For the UKF, we have focused on i) a simple noise estimation algorithm and ii) numerical robustness in implementation. Our noise estimation method considers parametric uncertainty entering the model nonlinearly (e.g. the Cv-value of a valve) and estimates additive noise using the generalized unscented transformation. The framework of parametric uncertainty is far from new, but our proposed method outperforms the benchmark methods in either estimation accuracy or computational cost in theory and in a case study.
A robust numerical implementation addresses the issue of finite numerical accuracy in a computer, and it may be the difference between successful estimation and filter divergence. We propose the normalized UKF (NUKF) which propagates standard deviations and correlations to remedy the issue of propagating ill-conditioned covariance matrices. This is numerically beneficial since entries in correlation matrices are bounded between (-1,1] and standard deviation is the square-root of variance. While other common square-root filters in literature propagates (more obscure) quantities as Cholesky factors, our NUKF propagate meaningful statistics which may be used to check for filter divergence online.

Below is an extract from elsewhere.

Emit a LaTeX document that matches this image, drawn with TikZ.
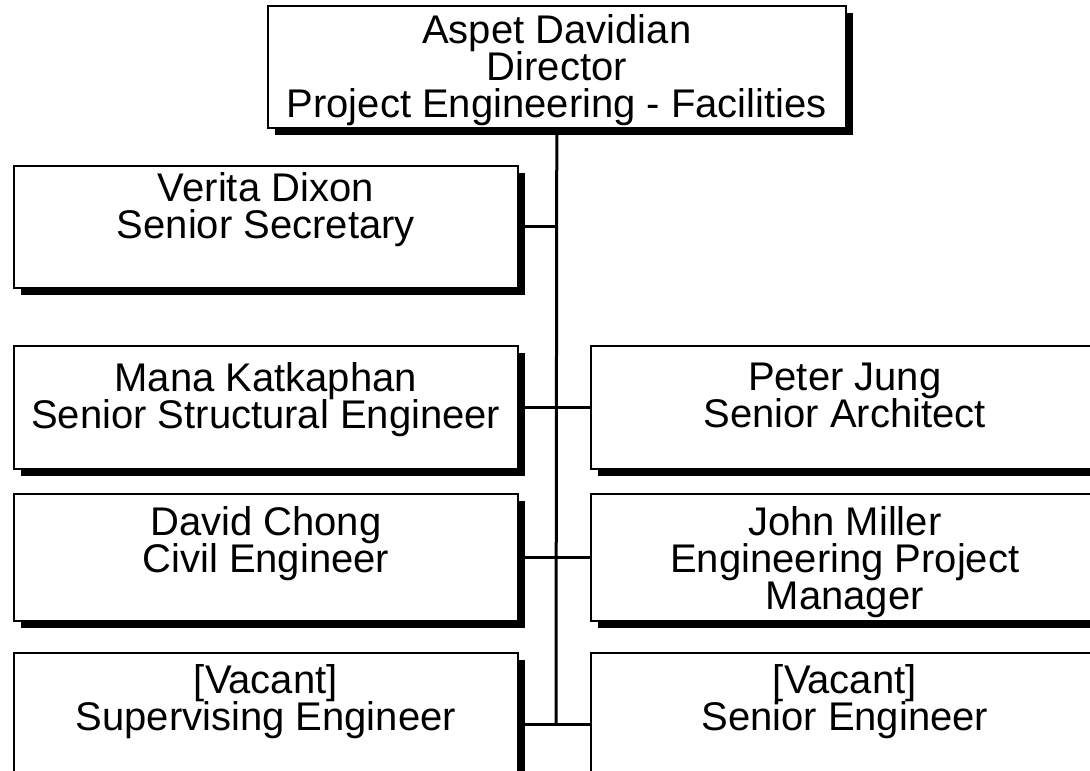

The UKF relies on the unscented transformation (UT) to estimate relevant statistics using an approximate integration rule. If the input random variable is Gaussian, the UT is numerically unstable for moderate state dimensions due to a negative weight in the integration rule. We address this issue by reformulating a high-dimensional unstable UT to a sum of one-dimensional stable UTs.
RNMPC has received much attention in academia the last years. We are, however, not aware of any industrial RNMPC implementation, which may be because the current algorithms are either i) very complex and hard to implement (e.g. tube-based NMPC), or ii) slow and somewhat theoretically unsatisfying (multistage NMPC). We propose a new methodology in RNMPC, using n-steps-ahead Monte Carlo simulations to estimate the required back-off from the constraints, where n is a (short) uncertainty horizon. Our new formulation is faster, easier to implement and more robust than the academia-standard multi-stage NMPC in a case study. | en_US |